▶ _Task directions_: Starting at the top of the entries, restate word for word each line up to and including the one with "minimum width=267pt, minimum".

Charts and diagrams as code

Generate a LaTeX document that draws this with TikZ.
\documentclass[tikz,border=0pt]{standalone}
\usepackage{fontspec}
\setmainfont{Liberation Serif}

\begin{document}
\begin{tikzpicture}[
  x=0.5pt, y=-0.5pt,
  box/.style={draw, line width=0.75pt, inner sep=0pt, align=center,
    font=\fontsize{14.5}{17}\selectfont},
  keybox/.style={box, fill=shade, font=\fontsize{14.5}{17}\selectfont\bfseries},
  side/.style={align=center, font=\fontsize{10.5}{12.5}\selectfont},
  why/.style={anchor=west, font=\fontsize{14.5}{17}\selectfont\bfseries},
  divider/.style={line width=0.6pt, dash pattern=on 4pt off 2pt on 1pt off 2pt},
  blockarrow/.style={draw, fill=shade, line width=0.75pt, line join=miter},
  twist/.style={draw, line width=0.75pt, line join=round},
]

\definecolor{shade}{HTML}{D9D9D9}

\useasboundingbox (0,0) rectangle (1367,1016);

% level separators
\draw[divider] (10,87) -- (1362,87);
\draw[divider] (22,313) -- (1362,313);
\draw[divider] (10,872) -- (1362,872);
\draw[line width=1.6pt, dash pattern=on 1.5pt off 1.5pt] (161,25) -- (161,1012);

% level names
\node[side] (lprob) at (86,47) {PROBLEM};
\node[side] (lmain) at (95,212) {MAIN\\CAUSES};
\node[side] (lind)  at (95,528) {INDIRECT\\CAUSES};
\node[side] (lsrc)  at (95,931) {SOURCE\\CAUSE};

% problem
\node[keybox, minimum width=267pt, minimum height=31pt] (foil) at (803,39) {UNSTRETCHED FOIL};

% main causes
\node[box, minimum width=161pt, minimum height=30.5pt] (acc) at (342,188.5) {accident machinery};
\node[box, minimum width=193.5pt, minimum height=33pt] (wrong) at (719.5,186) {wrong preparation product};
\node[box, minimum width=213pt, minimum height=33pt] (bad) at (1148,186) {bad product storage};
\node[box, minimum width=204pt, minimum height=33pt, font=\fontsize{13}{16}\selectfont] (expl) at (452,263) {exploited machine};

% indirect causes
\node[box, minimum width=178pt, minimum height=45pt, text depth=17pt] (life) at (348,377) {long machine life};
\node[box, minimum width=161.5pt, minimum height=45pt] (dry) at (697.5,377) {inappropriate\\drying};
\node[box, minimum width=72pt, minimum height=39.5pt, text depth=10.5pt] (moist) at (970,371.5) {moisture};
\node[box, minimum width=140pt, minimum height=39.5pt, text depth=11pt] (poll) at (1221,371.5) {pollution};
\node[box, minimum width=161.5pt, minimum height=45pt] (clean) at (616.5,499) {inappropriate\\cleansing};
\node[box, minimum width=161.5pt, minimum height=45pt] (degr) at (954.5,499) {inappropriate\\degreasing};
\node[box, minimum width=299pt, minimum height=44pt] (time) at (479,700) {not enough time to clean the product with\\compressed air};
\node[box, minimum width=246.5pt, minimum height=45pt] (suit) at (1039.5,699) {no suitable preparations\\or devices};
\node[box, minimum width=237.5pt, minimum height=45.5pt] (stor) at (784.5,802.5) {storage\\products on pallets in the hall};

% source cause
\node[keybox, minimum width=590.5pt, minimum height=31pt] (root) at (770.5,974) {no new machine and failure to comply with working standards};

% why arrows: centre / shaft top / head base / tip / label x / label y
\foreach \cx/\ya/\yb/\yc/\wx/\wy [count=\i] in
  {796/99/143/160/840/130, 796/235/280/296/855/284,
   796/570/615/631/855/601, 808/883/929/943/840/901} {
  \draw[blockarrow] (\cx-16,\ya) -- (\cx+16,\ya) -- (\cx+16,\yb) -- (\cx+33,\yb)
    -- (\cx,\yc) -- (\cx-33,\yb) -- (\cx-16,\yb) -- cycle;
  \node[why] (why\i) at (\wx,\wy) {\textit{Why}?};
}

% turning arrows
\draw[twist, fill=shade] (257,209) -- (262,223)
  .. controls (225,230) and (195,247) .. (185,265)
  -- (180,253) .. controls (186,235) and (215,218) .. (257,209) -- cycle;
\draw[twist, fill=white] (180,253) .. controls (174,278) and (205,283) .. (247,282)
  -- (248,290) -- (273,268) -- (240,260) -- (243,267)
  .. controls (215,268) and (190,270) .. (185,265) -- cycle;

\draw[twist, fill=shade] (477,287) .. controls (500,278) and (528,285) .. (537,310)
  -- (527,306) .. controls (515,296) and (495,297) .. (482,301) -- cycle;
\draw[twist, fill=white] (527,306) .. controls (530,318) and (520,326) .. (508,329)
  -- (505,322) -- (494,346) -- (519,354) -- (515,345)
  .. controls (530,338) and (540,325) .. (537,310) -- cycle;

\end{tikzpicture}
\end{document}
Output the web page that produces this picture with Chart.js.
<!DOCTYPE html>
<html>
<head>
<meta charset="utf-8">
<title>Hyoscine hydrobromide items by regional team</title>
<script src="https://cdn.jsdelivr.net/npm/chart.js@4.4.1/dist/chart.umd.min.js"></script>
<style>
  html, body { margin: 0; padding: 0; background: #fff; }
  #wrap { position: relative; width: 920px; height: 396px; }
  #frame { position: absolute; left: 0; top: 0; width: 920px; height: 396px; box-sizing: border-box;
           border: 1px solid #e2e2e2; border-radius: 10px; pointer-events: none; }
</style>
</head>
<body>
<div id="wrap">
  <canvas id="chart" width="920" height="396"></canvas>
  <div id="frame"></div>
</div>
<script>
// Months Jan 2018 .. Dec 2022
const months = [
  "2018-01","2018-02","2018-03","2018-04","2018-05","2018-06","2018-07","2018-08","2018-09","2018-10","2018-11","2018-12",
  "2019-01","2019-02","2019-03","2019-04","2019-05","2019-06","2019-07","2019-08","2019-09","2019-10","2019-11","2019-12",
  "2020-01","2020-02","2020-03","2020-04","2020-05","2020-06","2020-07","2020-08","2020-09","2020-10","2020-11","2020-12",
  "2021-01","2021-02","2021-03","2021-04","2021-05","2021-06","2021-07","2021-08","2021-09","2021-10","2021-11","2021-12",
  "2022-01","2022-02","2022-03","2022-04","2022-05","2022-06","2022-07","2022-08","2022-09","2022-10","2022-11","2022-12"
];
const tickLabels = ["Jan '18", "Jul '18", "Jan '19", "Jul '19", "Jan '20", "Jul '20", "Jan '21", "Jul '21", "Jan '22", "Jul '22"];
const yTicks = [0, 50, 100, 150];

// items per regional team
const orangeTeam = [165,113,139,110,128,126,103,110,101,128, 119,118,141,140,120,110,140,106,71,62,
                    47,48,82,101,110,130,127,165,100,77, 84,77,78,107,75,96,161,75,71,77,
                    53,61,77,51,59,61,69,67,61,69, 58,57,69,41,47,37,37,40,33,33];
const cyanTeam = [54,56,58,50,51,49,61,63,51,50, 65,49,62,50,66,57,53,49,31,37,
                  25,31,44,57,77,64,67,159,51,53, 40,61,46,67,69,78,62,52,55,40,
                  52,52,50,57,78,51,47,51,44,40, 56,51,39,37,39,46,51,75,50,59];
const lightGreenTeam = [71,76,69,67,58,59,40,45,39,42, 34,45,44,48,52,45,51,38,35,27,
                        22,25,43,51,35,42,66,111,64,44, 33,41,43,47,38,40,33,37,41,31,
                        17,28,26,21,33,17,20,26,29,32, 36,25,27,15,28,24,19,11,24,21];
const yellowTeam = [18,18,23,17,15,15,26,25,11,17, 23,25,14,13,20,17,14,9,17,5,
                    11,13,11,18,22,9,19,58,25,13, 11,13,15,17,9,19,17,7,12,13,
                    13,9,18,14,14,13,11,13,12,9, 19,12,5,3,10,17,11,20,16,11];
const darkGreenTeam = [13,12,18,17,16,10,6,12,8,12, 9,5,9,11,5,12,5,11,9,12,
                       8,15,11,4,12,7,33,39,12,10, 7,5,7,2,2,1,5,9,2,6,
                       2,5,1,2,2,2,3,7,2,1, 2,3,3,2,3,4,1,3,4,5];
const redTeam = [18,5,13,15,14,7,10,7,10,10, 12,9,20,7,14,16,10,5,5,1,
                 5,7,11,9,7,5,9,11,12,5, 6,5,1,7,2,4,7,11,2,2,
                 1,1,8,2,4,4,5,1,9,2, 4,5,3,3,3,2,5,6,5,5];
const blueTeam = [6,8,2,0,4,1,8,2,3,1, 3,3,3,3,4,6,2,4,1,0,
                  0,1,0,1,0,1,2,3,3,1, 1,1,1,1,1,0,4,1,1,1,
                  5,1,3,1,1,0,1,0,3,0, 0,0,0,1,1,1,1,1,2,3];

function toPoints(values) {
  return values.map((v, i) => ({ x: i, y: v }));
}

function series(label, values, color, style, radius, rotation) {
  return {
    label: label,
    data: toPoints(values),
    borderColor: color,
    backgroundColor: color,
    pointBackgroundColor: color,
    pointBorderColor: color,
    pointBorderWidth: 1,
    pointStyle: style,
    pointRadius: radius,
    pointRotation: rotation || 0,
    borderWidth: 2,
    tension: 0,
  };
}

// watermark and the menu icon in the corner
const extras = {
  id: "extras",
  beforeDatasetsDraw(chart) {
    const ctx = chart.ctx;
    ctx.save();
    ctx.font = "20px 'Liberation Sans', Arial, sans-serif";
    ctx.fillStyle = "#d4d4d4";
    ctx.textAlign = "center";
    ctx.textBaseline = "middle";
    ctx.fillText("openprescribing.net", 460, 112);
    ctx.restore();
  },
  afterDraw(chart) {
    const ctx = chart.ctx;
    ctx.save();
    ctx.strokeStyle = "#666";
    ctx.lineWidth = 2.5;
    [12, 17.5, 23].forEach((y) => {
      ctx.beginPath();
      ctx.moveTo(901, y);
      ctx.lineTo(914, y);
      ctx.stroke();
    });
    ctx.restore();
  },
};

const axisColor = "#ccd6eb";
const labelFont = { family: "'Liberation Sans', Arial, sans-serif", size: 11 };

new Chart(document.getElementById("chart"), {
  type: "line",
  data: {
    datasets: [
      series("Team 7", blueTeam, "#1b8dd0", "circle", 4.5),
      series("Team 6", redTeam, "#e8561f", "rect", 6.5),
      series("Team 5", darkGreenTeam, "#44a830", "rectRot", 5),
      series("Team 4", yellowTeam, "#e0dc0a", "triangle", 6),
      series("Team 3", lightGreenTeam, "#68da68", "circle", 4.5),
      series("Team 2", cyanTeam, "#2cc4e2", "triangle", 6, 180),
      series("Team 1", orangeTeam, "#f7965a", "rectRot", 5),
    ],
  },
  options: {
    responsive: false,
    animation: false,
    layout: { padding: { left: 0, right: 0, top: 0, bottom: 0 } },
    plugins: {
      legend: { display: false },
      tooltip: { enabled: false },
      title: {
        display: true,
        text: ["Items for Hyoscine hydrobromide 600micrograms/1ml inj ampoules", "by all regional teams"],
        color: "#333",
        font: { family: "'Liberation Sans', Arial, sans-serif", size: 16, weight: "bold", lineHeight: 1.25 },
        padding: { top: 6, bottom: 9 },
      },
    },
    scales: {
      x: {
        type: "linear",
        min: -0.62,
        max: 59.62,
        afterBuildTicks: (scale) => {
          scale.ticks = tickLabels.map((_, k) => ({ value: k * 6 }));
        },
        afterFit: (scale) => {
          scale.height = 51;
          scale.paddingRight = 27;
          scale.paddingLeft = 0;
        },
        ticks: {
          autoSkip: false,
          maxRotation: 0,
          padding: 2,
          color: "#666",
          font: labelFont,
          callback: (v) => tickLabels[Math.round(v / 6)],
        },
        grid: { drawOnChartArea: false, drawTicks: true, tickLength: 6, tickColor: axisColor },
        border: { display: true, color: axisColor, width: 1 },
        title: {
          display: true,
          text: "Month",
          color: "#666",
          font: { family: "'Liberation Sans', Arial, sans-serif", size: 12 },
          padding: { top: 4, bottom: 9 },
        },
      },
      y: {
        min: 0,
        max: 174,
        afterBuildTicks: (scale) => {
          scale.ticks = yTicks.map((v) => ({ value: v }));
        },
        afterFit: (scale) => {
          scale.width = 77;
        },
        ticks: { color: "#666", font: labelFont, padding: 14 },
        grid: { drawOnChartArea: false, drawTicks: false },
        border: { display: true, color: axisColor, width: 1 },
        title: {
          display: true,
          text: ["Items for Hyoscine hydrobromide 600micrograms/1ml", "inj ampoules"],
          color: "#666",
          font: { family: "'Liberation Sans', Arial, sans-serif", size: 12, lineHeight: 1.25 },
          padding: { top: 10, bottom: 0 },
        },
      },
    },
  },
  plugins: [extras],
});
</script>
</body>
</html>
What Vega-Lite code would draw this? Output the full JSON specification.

▶ _Complete output_:
Generate a LaTeX document that draws this with TikZ.
\documentclass[tikz,border=0pt]{standalone}
\usepackage{fontspec}
\setmainfont{Liberation Serif}

\begin{document}
\begin{tikzpicture}[
  x=0.5pt, y=-0.5pt,
  box/.style={draw, line width=0.75pt, inner sep=0pt, align=center,
    font=\fontsize{14.5}{17}\selectfont},
  keybox/.style={box, fill=shade, font=\fontsize{14.5}{17}\selectfont\bfseries},
  side/.style={align=center, font=\fontsize{10.5}{12.5}\selectfont},
  why/.style={anchor=west, font=\fontsize{14.5}{17}\selectfont\bfseries},
  divider/.style={line width=0.6pt, dash pattern=on 4pt off 2pt on 1pt off 2pt},
  blockarrow/.style={draw, fill=shade, line width=0.75pt, line join=miter},
  twist/.style={draw, line width=0.75pt, line join=round},
]

\definecolor{shade}{HTML}{D9D9D9}

\useasboundingbox (0,0) rectangle (1367,1016);

% level separators
\draw[divider] (10,87) -- (1362,87);
\draw[divider] (22,313) -- (1362,313);
\draw[divider] (10,872) -- (1362,872);
\draw[line width=1.6pt, dash pattern=on 1.5pt off 1.5pt] (161,25) -- (161,1012);

% level names
\node[side] (lprob) at (86,47) {PROBLEM};
\node[side] (lmain) at (95,212) {MAIN\\CAUSES};
\node[side] (lind)  at (95,528) {INDIRECT\\CAUSES};
\node[side] (lsrc)  at (95,931) {SOURCE\\CAUSE};

% problem
\node[keybox, minimum width=267pt, minimum height=31pt] (foil) at (803,39) {UNSTRETCHED FOIL};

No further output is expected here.